Dude you called me last night to let me listen to you piss in a cup and drink it. Just making sure you survived
don't ever try to run hungover. just puked mid-run in front of an old couple that were going for a walk. they were horrified.
He's having a heart to heart coversation with the keg about what he should do with his life.
They broke our car window and then wrote "great night" on the next
I swear to god....if you can give yourself a brazilian you can take a fucking bullet
How do you politely tell a guy that you only kissed him so he would shut the fuck up?
It is 5:00PM and I'm just now putting on underwear.
I just need some of your time and all of your body.

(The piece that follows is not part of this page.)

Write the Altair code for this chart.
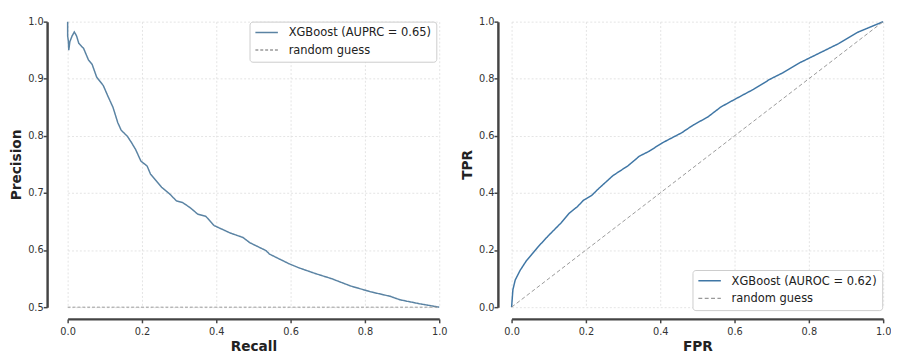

His cat just sat there and simultaneously bobbed his head up and down while I blew him
What's the best way to tell a guy he can call me when his impending divorce is finalized?
Do you think my laundromat will notice that the bloodstain on my sheets is in the shape of a face?
but dude how did I get so drunk?
Pretty sure it happened right after you poured a shot of Wild Turkey into your Budweiser, chugged it, and screamed "I. NEVER. BACK. DOWN!"
We couldnt find you anywhere and when you finally answered your phone all you said was "im safe"
The next morning I found her spread eagle asleep on the living room floor and he was asleep with his head in her crotch. I needed a ride and had to wake them up.